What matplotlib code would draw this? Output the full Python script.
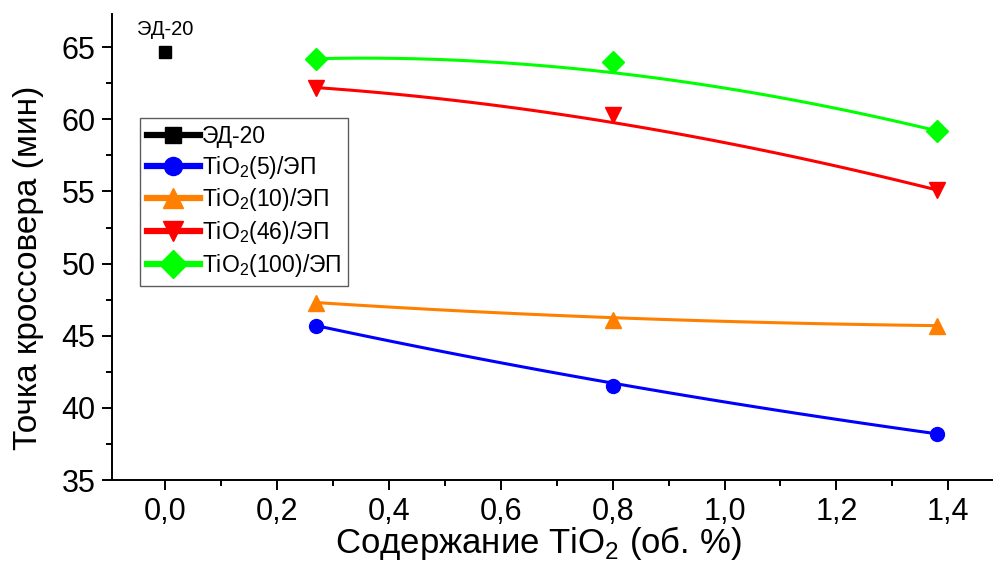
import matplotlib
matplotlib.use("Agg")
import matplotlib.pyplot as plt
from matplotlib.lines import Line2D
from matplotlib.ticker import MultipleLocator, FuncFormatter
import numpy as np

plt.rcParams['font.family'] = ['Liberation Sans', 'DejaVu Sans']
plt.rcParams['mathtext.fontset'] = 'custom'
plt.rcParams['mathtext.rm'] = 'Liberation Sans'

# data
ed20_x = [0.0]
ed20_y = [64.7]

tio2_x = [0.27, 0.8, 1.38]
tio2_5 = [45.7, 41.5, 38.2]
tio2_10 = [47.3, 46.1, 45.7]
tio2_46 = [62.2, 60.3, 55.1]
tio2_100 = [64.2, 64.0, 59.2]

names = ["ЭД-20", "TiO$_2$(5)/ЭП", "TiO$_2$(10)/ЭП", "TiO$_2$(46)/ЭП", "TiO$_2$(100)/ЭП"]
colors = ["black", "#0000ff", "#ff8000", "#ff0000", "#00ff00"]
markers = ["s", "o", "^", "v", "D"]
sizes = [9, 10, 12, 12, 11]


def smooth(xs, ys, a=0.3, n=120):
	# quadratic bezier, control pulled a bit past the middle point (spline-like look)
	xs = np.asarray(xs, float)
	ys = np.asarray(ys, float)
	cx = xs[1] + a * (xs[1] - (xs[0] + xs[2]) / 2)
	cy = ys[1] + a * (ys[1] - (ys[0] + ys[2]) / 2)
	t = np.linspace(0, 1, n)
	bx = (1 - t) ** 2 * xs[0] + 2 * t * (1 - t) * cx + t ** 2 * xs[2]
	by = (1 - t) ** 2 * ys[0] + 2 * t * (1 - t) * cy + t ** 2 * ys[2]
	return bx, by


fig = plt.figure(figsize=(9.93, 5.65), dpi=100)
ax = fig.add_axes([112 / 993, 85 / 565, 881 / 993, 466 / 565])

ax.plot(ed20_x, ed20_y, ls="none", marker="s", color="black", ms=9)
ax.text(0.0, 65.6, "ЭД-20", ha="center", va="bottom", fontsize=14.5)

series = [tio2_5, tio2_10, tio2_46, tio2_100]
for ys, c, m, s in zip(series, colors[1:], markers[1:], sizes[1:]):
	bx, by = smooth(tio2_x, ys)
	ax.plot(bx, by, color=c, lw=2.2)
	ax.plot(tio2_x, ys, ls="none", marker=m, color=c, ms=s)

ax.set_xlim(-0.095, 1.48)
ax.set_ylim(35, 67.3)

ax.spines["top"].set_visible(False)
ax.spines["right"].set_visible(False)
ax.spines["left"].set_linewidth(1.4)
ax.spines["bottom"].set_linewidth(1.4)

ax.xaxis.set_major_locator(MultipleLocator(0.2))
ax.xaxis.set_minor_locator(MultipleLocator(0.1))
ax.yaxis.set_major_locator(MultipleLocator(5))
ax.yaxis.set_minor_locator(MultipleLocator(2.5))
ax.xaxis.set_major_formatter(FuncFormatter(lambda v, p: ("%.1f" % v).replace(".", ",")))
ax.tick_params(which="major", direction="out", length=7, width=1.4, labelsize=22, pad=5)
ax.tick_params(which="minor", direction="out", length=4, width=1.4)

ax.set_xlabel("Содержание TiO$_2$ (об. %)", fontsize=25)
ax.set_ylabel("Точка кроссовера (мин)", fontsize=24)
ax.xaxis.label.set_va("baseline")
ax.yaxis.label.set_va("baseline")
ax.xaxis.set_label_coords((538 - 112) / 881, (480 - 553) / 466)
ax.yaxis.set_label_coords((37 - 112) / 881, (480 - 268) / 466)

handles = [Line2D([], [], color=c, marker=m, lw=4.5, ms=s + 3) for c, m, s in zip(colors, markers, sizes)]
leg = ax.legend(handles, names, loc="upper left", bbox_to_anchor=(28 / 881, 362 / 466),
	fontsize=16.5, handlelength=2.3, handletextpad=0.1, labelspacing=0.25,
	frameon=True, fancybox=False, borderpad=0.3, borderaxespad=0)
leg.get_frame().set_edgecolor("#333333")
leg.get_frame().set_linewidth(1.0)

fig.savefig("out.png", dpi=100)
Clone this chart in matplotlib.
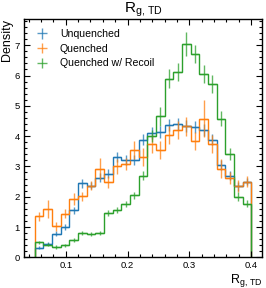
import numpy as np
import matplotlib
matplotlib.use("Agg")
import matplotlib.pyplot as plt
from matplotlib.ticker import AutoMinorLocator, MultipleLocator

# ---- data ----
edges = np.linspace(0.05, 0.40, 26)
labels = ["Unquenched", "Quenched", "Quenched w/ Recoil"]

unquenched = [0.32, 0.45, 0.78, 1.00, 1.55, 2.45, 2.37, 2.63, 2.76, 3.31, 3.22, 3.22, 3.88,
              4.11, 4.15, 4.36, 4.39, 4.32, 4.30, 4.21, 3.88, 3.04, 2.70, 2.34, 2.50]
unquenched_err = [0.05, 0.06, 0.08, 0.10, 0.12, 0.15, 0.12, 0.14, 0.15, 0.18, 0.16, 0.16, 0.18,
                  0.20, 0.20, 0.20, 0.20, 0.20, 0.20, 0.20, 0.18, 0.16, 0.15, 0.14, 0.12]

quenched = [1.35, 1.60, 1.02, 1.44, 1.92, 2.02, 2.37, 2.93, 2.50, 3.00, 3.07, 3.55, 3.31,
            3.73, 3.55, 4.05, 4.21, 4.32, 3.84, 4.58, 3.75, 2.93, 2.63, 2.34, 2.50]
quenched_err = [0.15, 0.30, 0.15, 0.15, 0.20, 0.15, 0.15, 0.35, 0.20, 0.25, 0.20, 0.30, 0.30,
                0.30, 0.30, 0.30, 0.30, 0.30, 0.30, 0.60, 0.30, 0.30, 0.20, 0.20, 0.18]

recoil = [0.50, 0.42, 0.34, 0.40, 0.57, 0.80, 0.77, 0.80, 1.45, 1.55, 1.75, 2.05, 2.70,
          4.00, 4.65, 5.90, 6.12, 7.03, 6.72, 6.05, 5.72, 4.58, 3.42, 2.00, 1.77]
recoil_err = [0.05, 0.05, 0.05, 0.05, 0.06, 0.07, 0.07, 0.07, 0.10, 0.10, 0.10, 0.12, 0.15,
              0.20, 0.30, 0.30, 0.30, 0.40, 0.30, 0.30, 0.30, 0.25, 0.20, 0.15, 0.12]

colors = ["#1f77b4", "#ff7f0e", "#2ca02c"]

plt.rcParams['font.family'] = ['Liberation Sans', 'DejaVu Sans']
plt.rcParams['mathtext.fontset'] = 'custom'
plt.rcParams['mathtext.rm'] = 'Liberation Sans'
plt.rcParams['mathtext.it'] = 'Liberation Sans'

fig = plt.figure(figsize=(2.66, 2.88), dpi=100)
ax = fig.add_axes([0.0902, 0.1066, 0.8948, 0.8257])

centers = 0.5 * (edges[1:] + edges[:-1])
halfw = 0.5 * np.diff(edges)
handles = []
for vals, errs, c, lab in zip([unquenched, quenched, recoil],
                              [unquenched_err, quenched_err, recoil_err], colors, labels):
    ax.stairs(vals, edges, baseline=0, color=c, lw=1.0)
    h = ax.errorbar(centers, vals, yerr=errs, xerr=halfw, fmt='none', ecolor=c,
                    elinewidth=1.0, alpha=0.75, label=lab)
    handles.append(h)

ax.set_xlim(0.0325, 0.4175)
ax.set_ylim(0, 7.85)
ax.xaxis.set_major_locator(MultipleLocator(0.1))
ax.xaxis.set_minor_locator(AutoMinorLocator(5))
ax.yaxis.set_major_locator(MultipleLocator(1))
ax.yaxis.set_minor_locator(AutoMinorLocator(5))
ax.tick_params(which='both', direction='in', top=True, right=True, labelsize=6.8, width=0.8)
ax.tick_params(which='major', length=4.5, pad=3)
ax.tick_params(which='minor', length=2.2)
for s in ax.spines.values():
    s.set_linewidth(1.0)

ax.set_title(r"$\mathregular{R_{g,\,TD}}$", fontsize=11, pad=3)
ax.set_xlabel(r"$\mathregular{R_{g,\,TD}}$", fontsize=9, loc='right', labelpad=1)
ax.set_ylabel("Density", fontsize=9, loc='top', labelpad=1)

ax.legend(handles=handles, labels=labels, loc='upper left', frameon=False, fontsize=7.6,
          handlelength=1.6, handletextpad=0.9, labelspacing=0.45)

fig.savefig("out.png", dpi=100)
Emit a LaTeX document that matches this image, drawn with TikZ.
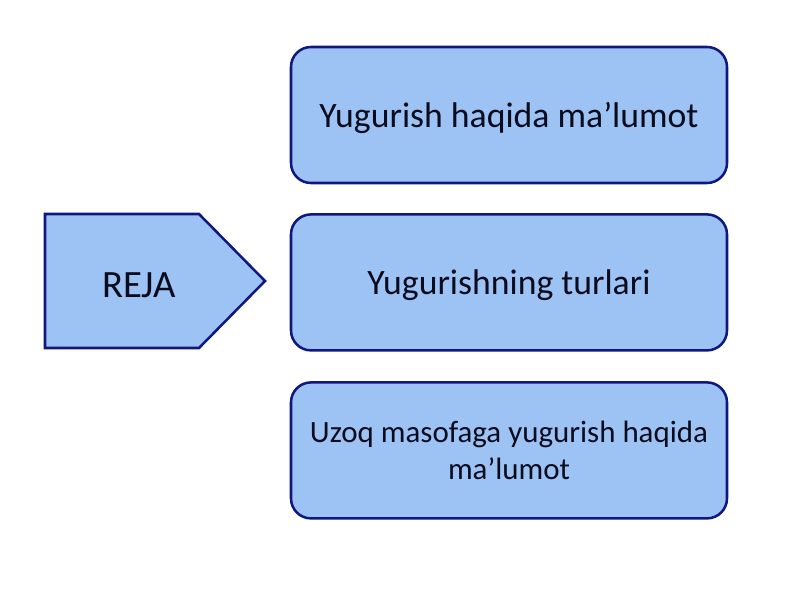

========================

- Stated problem: Nothing but the lines from the one containing "Clone this chart in matplotlib." through the one containing "from matplotlib.ticker import AutoMinorLocator, MultipleLocator" should be written out, exactly and with both ends. Pictures are left out.

- Correct response:
Clone this chart in matplotlib.
import numpy as np
import matplotlib
matplotlib.use("Agg")
import matplotlib.pyplot as plt
from matplotlib.ticker import AutoMinorLocator, MultipleLocator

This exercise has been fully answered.